Well 2144 is located in an area with increased formation energy (Рf0 = 8.3 MPa), due to which PHF is predicted to be successful with m/hs not less than 7.0 t/m and Vfr not more than 150 m3. In both cases low proppant yield and small volume of fracturing fluid significantly reduces the GTM cost, which makes PHF at these wells a priority under current conditions.

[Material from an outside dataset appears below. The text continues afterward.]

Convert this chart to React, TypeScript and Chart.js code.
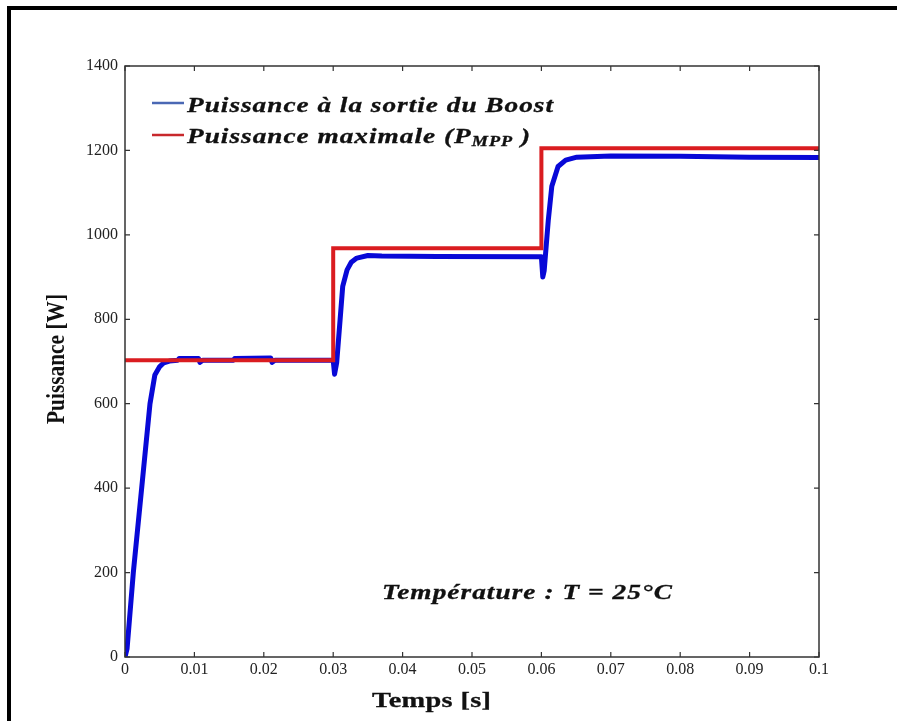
import React, { useEffect, useRef } from 'react';
import { Chart, registerables } from 'chart.js';

Chart.register(...registerables);

// ---- Data ----
const boostTime = [
  0, 0.0003, 0.0012, 0.0024, 0.0036, 0.0043, 0.005, 0.0056, 0.0064, 0.0076, 0.0078, 0.0106, 0.0108, 0.0112,
  0.0156, 0.0158, 0.021, 0.0212, 0.0216, 0.025, 0.03, 0.0302, 0.0305, 0.031, 0.03137, 0.032, 0.0326, 0.0334,
  0.035, 0.037, 0.045, 0.06, 0.0602, 0.0604, 0.061, 0.0615, 0.0624, 0.0635, 0.0651, 0.07, 0.08, 0.09, 0.1,
];
const boostPower = [
  0, 20, 200, 400, 600, 668, 688, 697, 701, 703, 707, 707, 698, 703,
  703, 707, 708, 698, 703, 703, 703, 670, 697, 800, 878, 917, 935, 945,
  951, 950, 949, 948, 900, 915, 1036, 1115, 1162, 1177, 1184, 1187, 1186, 1184, 1183,
];
const mppTime = [0, 0.03, 0.03, 0.06, 0.06, 0.1];
const mppPower = [703, 703, 968, 968, 1205, 1205];

const xTickValues = [0, 0.01, 0.02, 0.03, 0.04, 0.05, 0.06, 0.07, 0.08, 0.09, 0.1];
const xTickLabels = ['0', '0.01', '0.02', '0.03', '0.04', '0.05', '0.06', '0.07', '0.08', '0.09', '0.1'];
const yTickValues = [0, 200, 400, 600, 800, 1000, 1200, 1400];
const yTickLabels = ['0', '200', '400', '600', '800', '1000', '1200', '1400'];

const legendBoost = 'Puissance à la sortie du Boost';
const legendMppMain = 'Puissance maximale (P';
const legendMppSub = 'MPP';
const legendMppEnd = ' )';
const xTitle = 'Temps [s]';
const yTitle = 'Puissance [W]';
const noteText = 'Température : T = 25°C';

const SERIF = '"Liberation Serif", "Times New Roman", "DejaVu Serif", serif';
const BLUE = 'rgb(8,8,215)';
const RED = 'rgb(218,28,32)';

type Seg = { text: string; font: string; dy: number };

function drawStretched(
  ctx: CanvasRenderingContext2D,
  segs: Seg[],
  x: number,
  baseline: number,
  targetWidth: number,
  sx: number,
  color: string
) {
  const c: any = ctx;
  let natural = 0;
  let n = 0;
  const widths: number[] = [];
  c.letterSpacing = '0px';
  segs.forEach((s) => {
    ctx.font = s.font;
    const w = ctx.measureText(s.text).width;
    widths.push(w);
    natural += w;
    n += Array.from(s.text).length;
  });
  const spacing = Math.max(0, (targetWidth / sx - natural) / Math.max(1, n - 1));
  ctx.save();
  ctx.translate(x, baseline);
  ctx.scale(sx, 1);
  ctx.fillStyle = color;
  ctx.strokeStyle = color;
  ctx.lineWidth = 0.3;
  ctx.textBaseline = 'alphabetic';
  ctx.textAlign = 'left';
  let cx = 0;
  segs.forEach((s, i) => {
    ctx.font = s.font;
    c.letterSpacing = spacing + 'px';
    ctx.fillText(s.text, cx, s.dy);
    ctx.strokeText(s.text, cx, s.dy);
    cx += widths[i] + spacing * Array.from(s.text).length;
  });
  c.letterSpacing = '0px';
  ctx.restore();
}

const decorPlugin = {
  id: 'decor',
  beforeDraw(chart: any) {
    const ctx: CanvasRenderingContext2D = chart.ctx;
    ctx.save();
    ctx.fillStyle = '#ffffff';
    ctx.fillRect(0, 0, chart.width, chart.height);
    ctx.fillStyle = '#000000';
    ctx.fillRect(7, 6, chart.width - 7, 4);
    ctx.fillRect(7, 6, 4, chart.height - 6);
    ctx.restore();
  },
  afterDraw(chart: any) {
    const ctx: CanvasRenderingContext2D = chart.ctx;
    const a = chart.chartArea;
    const xs = chart.scales.x;
    const ys = chart.scales.y;
    ctx.save();
    // axes box
    ctx.strokeStyle = '#333333';
    ctx.lineWidth = 1.5;
    ctx.strokeRect(a.left, a.top, a.right - a.left, a.bottom - a.top);
    // inward ticks on all four sides
    ctx.lineWidth = 1.2;
    ctx.beginPath();
    xTickValues.forEach((v) => {
      const px = xs.getPixelForValue(v);
      ctx.moveTo(px, a.bottom);
      ctx.lineTo(px, a.bottom - 5);
      ctx.moveTo(px, a.top);
      ctx.lineTo(px, a.top + 5);
    });
    yTickValues.forEach((v) => {
      const py = ys.getPixelForValue(v);
      ctx.moveTo(a.left, py);
      ctx.lineTo(a.left + 5, py);
      ctx.moveTo(a.right, py);
      ctx.lineTo(a.right - 5, py);
    });
    ctx.stroke();

    // legend
    ctx.lineWidth = 2.5;
    ctx.strokeStyle = '#4a68b4';
    ctx.beginPath();
    ctx.moveTo(152, 103);
    ctx.lineTo(184, 103);
    ctx.stroke();
    ctx.strokeStyle = '#c8282c';
    ctx.beginPath();
    ctx.moveTo(152, 135);
    ctx.lineTo(184, 135);
    ctx.stroke();

    const fLeg = `italic bold 21px ${SERIF}`;
    const fSub = `italic bold 14px ${SERIF}`;
    drawStretched(ctx, [{ text: legendBoost, font: fLeg, dy: 0 }], 187, 112, 366, 1.3, '#111111');
    drawStretched(
      ctx,
      [
        { text: legendMppMain, font: fLeg, dy: 0 },
        { text: legendMppSub, font: fSub, dy: 3 },
        { text: legendMppEnd, font: fLeg, dy: 0 },
      ],
      187,
      143,
      343,
      1.3,
      '#111111'
    );

    // annotation
    drawStretched(ctx, [{ text: noteText, font: `italic bold 21px ${SERIF}`, dy: 0 }], 382, 599, 290, 1.3, '#111111');

    // x title
    drawStretched(ctx, [{ text: xTitle, font: `bold 21px ${SERIF}`, dy: 0 }], 372, 707, 119, 1.35, '#111111');

    // y title (rotated)
    ctx.save();
    ctx.translate(64, 424);
    ctx.rotate(-Math.PI / 2);
    ctx.scale(1, 1.2);
    ctx.font = `bold 21px ${SERIF}`;
    ctx.fillStyle = '#111111';
    ctx.textAlign = 'left';
    ctx.textBaseline = 'alphabetic';
    const w = ctx.measureText(yTitle).width;
    ctx.scale(130 / w, 1);
    ctx.fillText(yTitle, 0, 0);
    ctx.restore();

    ctx.restore();
  },
};

export default function App() {
  const ref = useRef<HTMLCanvasElement | null>(null);

  useEffect(() => {
    document.body.style.margin = '0';
    const canvas = ref.current;
    if (!canvas) return;
    const boostData = boostTime.map((t, i) => ({ x: t, y: boostPower[i] }));
    const mppData = mppTime.map((t, i) => ({ x: t, y: mppPower[i] }));
    const tickFont = { family: SERIF, size: 16 };
    const chart = new Chart(canvas, {
      type: 'line',
      data: {
        datasets: [
          {
            label: 'Puissance maximale (PMPP)',
            data: mppData,
            borderColor: RED,
            borderWidth: 4,
            pointRadius: 0,
            tension: 0,
            borderJoinStyle: 'miter',
            order: 1,
          },
          {
            label: 'Puissance à la sortie du Boost',
            data: boostData,
            borderColor: BLUE,
            borderWidth: 5,
            pointRadius: 0,
            tension: 0,
            borderJoinStyle: 'round',
            order: 2,
          },
        ],
      },
      options: {
        animation: false,
        responsive: false,
        devicePixelRatio: 1,
        layout: { padding: { left: 0, right: 78, top: 66, bottom: 0 } },
        plugins: {
          legend: { display: false },
          tooltip: { enabled: false },
          title: { display: false },
        },
        scales: {
          x: {
            type: 'linear',
            min: 0,
            max: 0.1,
            afterBuildTicks: (scale: any) => {
              scale.ticks = xTickValues.map((v) => ({ value: v }));
            },
            afterFit: (scale: any) => {
              scale.height = 64;
            },
            grid: { display: false, drawTicks: false },
            border: { display: false },
            ticks: {
              autoSkip: false,
              maxRotation: 0,
              padding: 3,
              color: '#222222',
              font: tickFont,
              callback: (_v: any, i: number) => xTickLabels[i],
            },
          },
          y: {
            type: 'linear',
            min: 0,
            max: 1400,
            afterBuildTicks: (scale: any) => {
              scale.ticks = yTickValues.map((v) => ({ value: v }));
            },
            afterFit: (scale: any) => {
              scale.width = 125;
            },
            grid: { display: false, drawTicks: false },
            border: { display: false },
            ticks: {
              autoSkip: false,
              padding: 7,
              color: '#222222',
              font: tickFont,
              callback: (_v: any, i: number) => yTickLabels[i],
            },
          },
        },
      } as any,
      plugins: [decorPlugin],
    });
    return () => chart.destroy();
  }, []);

  return <canvas ref={ref} width={897} height={721} style={{ display: 'block' }} />;
}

For well 2034, the most critical is a low current Рf0 of 5.1 MPa. In this case, according to the developed model, proppant yield of more than 11.5 t/m is required for a fracture fluid volume of about 290 m3. Such high values of m/hs and Vfr are ultimate for PHF, leading to additional material costs disproportionate to GTM efficiency enhancement. Taking this into account, when planning PHF at the well, it is feasible to make injection point, increasing Pf0 up to 8 MPa, after which the recommended value m/hs will be reduced to acceptable 9 tons/m, and Vfr – down to 200 m3. In general, the PHF at well 2034 is assessed as high-cost with ambiguous assessment of cost efficiency.

Conclusion

The results of conducted investigations showed a complex structure of clay-carbonate Kashiro-Vereyskian sediments, with four different lithotypes of carbonate rocks being distinguished. The presence of oil-saturated intervals in the geological section, unaccounted for in the State balance of the Russian Federation, which can be added to the oil production process, was established.

As a result of the conducted statistical analysis for the object B3B4 of Moskud’inskoye field, the scheme for natural fracturing of rocks, which affects the PHF efficiency, was constructed. Formation pressure, permeability of remote-bottomhole zone, skin effect and specific proppant yield also have a determining influence on the efficiency. Taking this into account the multidimensional statistical model of predicting the PHF efficiency was developed. Based on this model, the wells of Moskud’inskoye field that are promising for this technology were selected and the optimal design of the PHF was suggested.